Todays, Orang Lom lives in Air Abik, Riau Silip District, and Pejem Belinyu District. The head of Air Abik backwood stated that Orang Lom that traditionally still maintains its originality can now be found in these two areas. while other areas such as Mapur and Melintang have experienced significant cultural modification since their mobility and interaction.

3.2 The Transformation of Orang Lom's Religion

The issue of religious or spiritual transformation is a complex issue and has always been the central topic in human life. The most important reason for this issue is that this process always relates to the human being's development, growth and change. This process of transformation gives a big impact on the change of Orang Lom. These changes experience a dynamic being adjusted to the rhythm and its characteristics. The changing intensity, then, cannot be separated from the process of integrity, adaptation, acculturation value, and the characteristics of cultural value either manifest or latent. The general phenomena specifically to Orang Lom shows that the evolution of cultural elements of the economic system is faster than the legal system; it evolves faster than the kinship and family system; meanwhile, the kinship system evolves faster than the religious system (religions and beliefs).

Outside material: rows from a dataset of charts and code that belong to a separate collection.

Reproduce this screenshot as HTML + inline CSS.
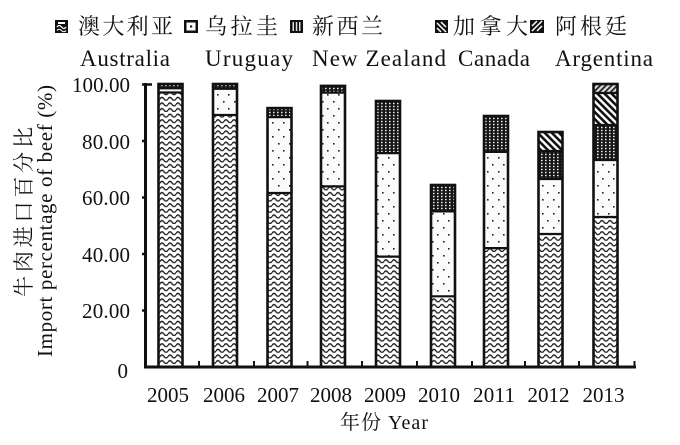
<!DOCTYPE html>
<html><head><meta charset="utf-8"><style>
html,body{margin:0;padding:0;background:#fff;}
svg{display:block;}
text{font-family:"Liberation Serif","Noto Serif CJK SC",serif;fill:#111;}
.cn{font-family:"Liberation Serif","Noto Serif CJK SC","Noto Sans CJK SC",serif;}
</style></head><body>
<svg width="680" height="445" viewBox="0 0 680 445" xmlns="http://www.w3.org/2000/svg">
<defs>
<pattern id="pA" width="8" height="5.6" patternUnits="userSpaceOnUse">
<rect width="8" height="5.6" fill="#fff"/>
<path d="M0,3.6 Q2,0.6 4,3.6 T8,3.6" stroke="#111" stroke-width="1.2" fill="none"/>
<path d="M0,4.6 Q2,1.6 4,4.6 T8,4.6" stroke="#888" stroke-width="0.6" fill="none"/>
</pattern>
<pattern id="pU" width="11" height="14" patternUnits="userSpaceOnUse">
<rect width="11" height="14" fill="#fbfbfb"/>
<rect x="3" y="3" width="1.6" height="1.6" fill="#222"/>
<rect x="8" y="10" width="1.6" height="1.6" fill="#222"/>
</pattern>
<pattern id="pN" width="4" height="3" patternUnits="userSpaceOnUse">
<rect width="4" height="3" fill="#151515"/>
<rect x="1" y="0.8" width="1.6" height="1.4" fill="#eee"/>
</pattern>
<pattern id="pC" width="5" height="5" patternUnits="userSpaceOnUse" patternTransform="rotate(-45)">
<rect width="5" height="5" fill="#fff"/>
<rect width="2.6" height="5" fill="#111"/>
</pattern>
<pattern id="pR" width="4" height="4" patternUnits="userSpaceOnUse" patternTransform="rotate(45)">
<rect width="4" height="4" fill="#ddd"/>
<rect width="1.8" height="4" fill="#222"/>
</pattern>
</defs>

<!-- Legend icons -->
<rect x="55" y="20" width="13" height="13" fill="#111"/>
<path d="M57,27 Q59,24 61.5,27 T66,27" stroke="#fff" stroke-width="1.3" fill="none"/>
<path d="M57,30.5 Q59,28 61.5,30.5 T66,30.5" stroke="#fff" stroke-width="1.1" fill="none"/>
<rect x="58" y="22" width="7" height="2" fill="#fff"/>

<rect x="184" y="20" width="14" height="13" fill="#111"/>
<rect x="186.5" y="22.5" width="9" height="8" fill="#fff"/>
<rect x="190" y="25.5" width="2.2" height="2" fill="#111"/>

<rect x="290" y="20" width="13" height="13" fill="#111"/>
<rect x="292.5" y="22" width="1.5" height="9" fill="#ddd"/>
<rect x="295.8" y="22" width="1.5" height="9" fill="#ddd"/>
<rect x="299" y="22" width="1.5" height="9" fill="#ddd"/>

<rect x="435" y="20" width="13" height="13" fill="#111"/>
<path d="M437,23 L446,32 M437,28 L441,32 M441,22 L446,27" stroke="#fff" stroke-width="1.5"/>

<rect x="530" y="20" width="14" height="13" fill="#111"/>
<path d="M532,31 L542,21 M532,26 L537,21 M537,31 L542,26" stroke="#fff" stroke-width="1.5"/>

<!-- Legend text -->
<g class="cn" font-size="22">
<text x="78" y="34" textLength="95" lengthAdjust="spacing">澳大利亚</text>
<text x="205" y="34" textLength="73" lengthAdjust="spacing">乌拉圭</text>
<text x="312" y="34" textLength="71" lengthAdjust="spacing">新西兰</text>
<text x="453" y="34" textLength="75" lengthAdjust="spacing">加拿大</text>
<text x="555" y="34" textLength="72" lengthAdjust="spacing">阿根廷</text>
</g>
<g font-size="23">
<text x="80" y="66" textLength="90" lengthAdjust="spacing">Australia</text>
<text x="205" y="66" textLength="88" lengthAdjust="spacing">Uruguay</text>
<text x="312" y="66" textLength="134" lengthAdjust="spacing">New Zealand</text>
<text x="458" y="66" textLength="72" lengthAdjust="spacing">Canada</text>
<text x="555" y="66" textLength="98" lengthAdjust="spacing">Argentina</text>
</g>

<!-- Y axis title -->
<text class="cn" font-size="21" transform="translate(31,212) rotate(-90)" text-anchor="middle" textLength="170" lengthAdjust="spacing">牛肉进口百分比</text>
<text font-size="21" transform="translate(52,221) rotate(-90)" text-anchor="middle" textLength="272" lengthAdjust="spacing">Import percentage of beef (%)</text>

<!-- Y tick labels -->
<g font-size="21" text-anchor="end">
<text x="130" y="92" textLength="58" lengthAdjust="spacing">100.00</text>
<text x="130" y="149" textLength="48" lengthAdjust="spacing">80.00</text>
<text x="130" y="205" textLength="48" lengthAdjust="spacing">60.00</text>
<text x="130" y="262" textLength="48" lengthAdjust="spacing">40.00</text>
<text x="130" y="318" textLength="48" lengthAdjust="spacing">20.00</text>
<text x="128" y="378">0</text>
</g>

<!-- Bars -->
<g id="bars">
<rect x="158.5" y="92.5" width="24" height="274.5" fill="url(#pA)"/>
<rect x="158.5" y="88.3" width="24" height="4.2" fill="url(#pU)"/>
<rect x="158.5" y="84" width="24" height="4.3" fill="url(#pN)"/>
<rect x="213" y="115" width="24" height="252" fill="url(#pA)"/>
<rect x="213" y="88.8" width="24" height="26.2" fill="url(#pU)"/>
<rect x="213" y="84" width="24" height="4.8" fill="url(#pN)"/>
<rect x="267.5" y="193" width="24" height="174" fill="url(#pA)"/>
<rect x="267.5" y="117.1" width="24" height="75.9" fill="url(#pU)"/>
<rect x="267.5" y="108.1" width="24" height="9" fill="url(#pN)"/>
<rect x="321" y="186.4" width="24" height="180.6" fill="url(#pA)"/>
<rect x="321" y="92.6" width="24" height="93.8" fill="url(#pU)"/>
<rect x="321" y="85.9" width="24" height="6.7" fill="url(#pN)"/>
<rect x="376" y="256.6" width="24" height="110.4" fill="url(#pA)"/>
<rect x="376" y="153.1" width="24" height="103.5" fill="url(#pU)"/>
<rect x="376" y="101" width="24" height="52.1" fill="url(#pN)"/>
<rect x="431" y="296.3" width="24" height="70.7" fill="url(#pA)"/>
<rect x="431" y="211.4" width="24" height="84.9" fill="url(#pU)"/>
<rect x="431" y="185" width="24" height="26.4" fill="url(#pN)"/>
<rect x="484" y="248.1" width="24" height="118.9" fill="url(#pA)"/>
<rect x="484" y="151.9" width="24" height="96.2" fill="url(#pU)"/>
<rect x="484" y="116" width="24" height="35.9" fill="url(#pN)"/>
<rect x="538.5" y="234" width="24" height="133" fill="url(#pA)"/>
<rect x="538.5" y="179" width="24" height="55" fill="url(#pU)"/>
<rect x="538.5" y="151" width="24" height="28" fill="url(#pN)"/>
<rect x="538.5" y="132" width="24" height="19" fill="url(#pC)"/>
<rect x="593.5" y="217" width="24" height="150" fill="url(#pA)"/>
<rect x="593.5" y="160" width="24" height="57" fill="url(#pU)"/>
<rect x="593.5" y="125" width="24" height="35" fill="url(#pN)"/>
<rect x="593.5" y="93" width="24" height="32" fill="url(#pC)"/>
<rect x="593.5" y="84" width="24" height="9" fill="url(#pR)"/>
</g>

<!-- Segment separators and outlines -->
<g stroke="#111" stroke-width="2.2" fill="none">
<line x1="158.5" x2="182.5" y1="92.5" y2="92.5"/><line x1="158.5" x2="182.5" y1="88.3" y2="88.3"/>
<line x1="213" x2="237" y1="115" y2="115"/><line x1="213" x2="237" y1="88.8" y2="88.8"/>
<line x1="267.5" x2="291.5" y1="193" y2="193"/><line x1="267.5" x2="291.5" y1="117.1" y2="117.1"/>
<line x1="321" x2="345" y1="186.4" y2="186.4"/><line x1="321" x2="345" y1="92.6" y2="92.6"/>
<line x1="376" x2="400" y1="256.6" y2="256.6"/><line x1="376" x2="400" y1="153.1" y2="153.1"/>
<line x1="431" x2="455" y1="296.3" y2="296.3"/><line x1="431" x2="455" y1="211.4" y2="211.4"/>
<line x1="484" x2="508" y1="248.1" y2="248.1"/><line x1="484" x2="508" y1="151.9" y2="151.9"/>
<line x1="538.5" x2="562.5" y1="234" y2="234"/><line x1="538.5" x2="562.5" y1="179" y2="179"/><line x1="538.5" x2="562.5" y1="151" y2="151"/>
<line x1="593.5" x2="617.5" y1="217" y2="217"/><line x1="593.5" x2="617.5" y1="160" y2="160"/><line x1="593.5" x2="617.5" y1="125" y2="125"/><line x1="593.5" x2="617.5" y1="93" y2="93"/>
</g>
<g stroke="#111" stroke-width="2.6" fill="none">
<rect x="158.5" y="84" width="24" height="283"/>
<rect x="213" y="84" width="24" height="283"/>
<rect x="267.5" y="108.1" width="24" height="258.9"/>
<rect x="321" y="85.9" width="24" height="281.1"/>
<rect x="376" y="101" width="24" height="266"/>
<rect x="431" y="185" width="24" height="182"/>
<rect x="484" y="116" width="24" height="251"/>
<rect x="538.5" y="132" width="24" height="235"/>
<rect x="593.5" y="84" width="24" height="283"/>
</g>

<!-- Axes -->
<g stroke="#111" fill="none">
<line x1="145.5" y1="83" x2="145.5" y2="368.5" stroke-width="3"/>
<line x1="142" y1="84.5" x2="152" y2="84.5" stroke-width="2.5"/>
<line x1="142" y1="141" x2="146" y2="141" stroke-width="2.5"/>
<line x1="142" y1="197.5" x2="146" y2="197.5" stroke-width="2.5"/>
<line x1="142" y1="254" x2="146" y2="254" stroke-width="2.5"/>
<line x1="142" y1="310.5" x2="146" y2="310.5" stroke-width="2.5"/>
<line x1="144" y1="367" x2="636" y2="367" stroke-width="3"/>
<line x1="199" y1="361" x2="199" y2="367" stroke-width="2"/>
<line x1="254" y1="361" x2="254" y2="367" stroke-width="2"/>
<line x1="307.5" y1="361" x2="307.5" y2="367" stroke-width="2"/>
<line x1="362" y1="361" x2="362" y2="367" stroke-width="2"/>
<line x1="417" y1="361" x2="417" y2="367" stroke-width="2"/>
<line x1="472" y1="361" x2="472" y2="367" stroke-width="2"/>
<line x1="525" y1="361" x2="525" y2="367" stroke-width="2"/>
<line x1="579" y1="361" x2="579" y2="367" stroke-width="2"/>
<line x1="634.5" y1="361" x2="634.5" y2="367" stroke-width="2"/>
</g>

<!-- X labels -->
<g font-size="21" text-anchor="middle">
<text x="168" y="402" textLength="42" lengthAdjust="spacing">2005</text>
<text x="224" y="402" textLength="42" lengthAdjust="spacing">2006</text>
<text x="278" y="402" textLength="42" lengthAdjust="spacing">2007</text>
<text x="331" y="402" textLength="42" lengthAdjust="spacing">2008</text>
<text x="385" y="402" textLength="42" lengthAdjust="spacing">2009</text>
<text x="439" y="402" textLength="42" lengthAdjust="spacing">2010</text>
<text x="494" y="402" textLength="42" lengthAdjust="spacing">2011</text>
<text x="548.5" y="402" textLength="42" lengthAdjust="spacing">2012</text>
<text x="603.5" y="402" textLength="42" lengthAdjust="spacing">2013</text>
</g>

<!-- X title -->
<text class="cn" x="340" y="429" font-size="20" textLength="88" lengthAdjust="spacing">年份 Year</text>
</svg>
</body></html>
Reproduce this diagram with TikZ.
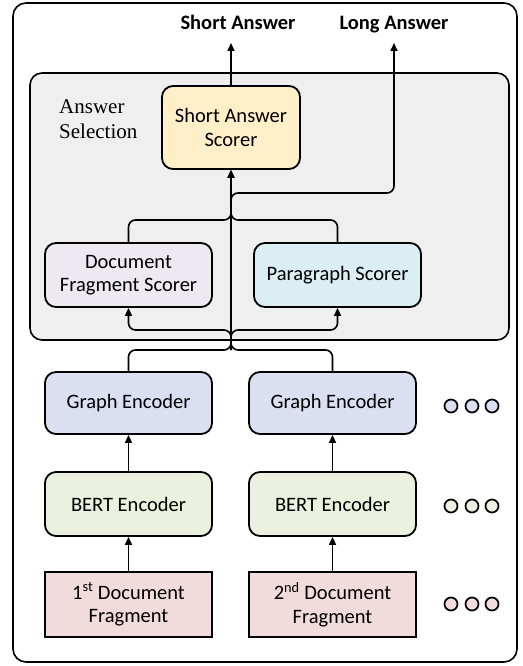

For their survival, Orang Lom do several steps such as: first, adaptation, that is so the culture and people's beliefs can be maintained, therefore, they adapt to their surroundings; second, the life goals, that a system can decide its goals and the efforts to achieve the goals that have been formulated; third, integration, that the people can manage the relationships among those components so that they can be function well; and fourth, latent or the maintenance of the existing patterns, that Orang Lom can maintain, repair, and renew either individual motivation or cultural patterns that create and maintain those motivations.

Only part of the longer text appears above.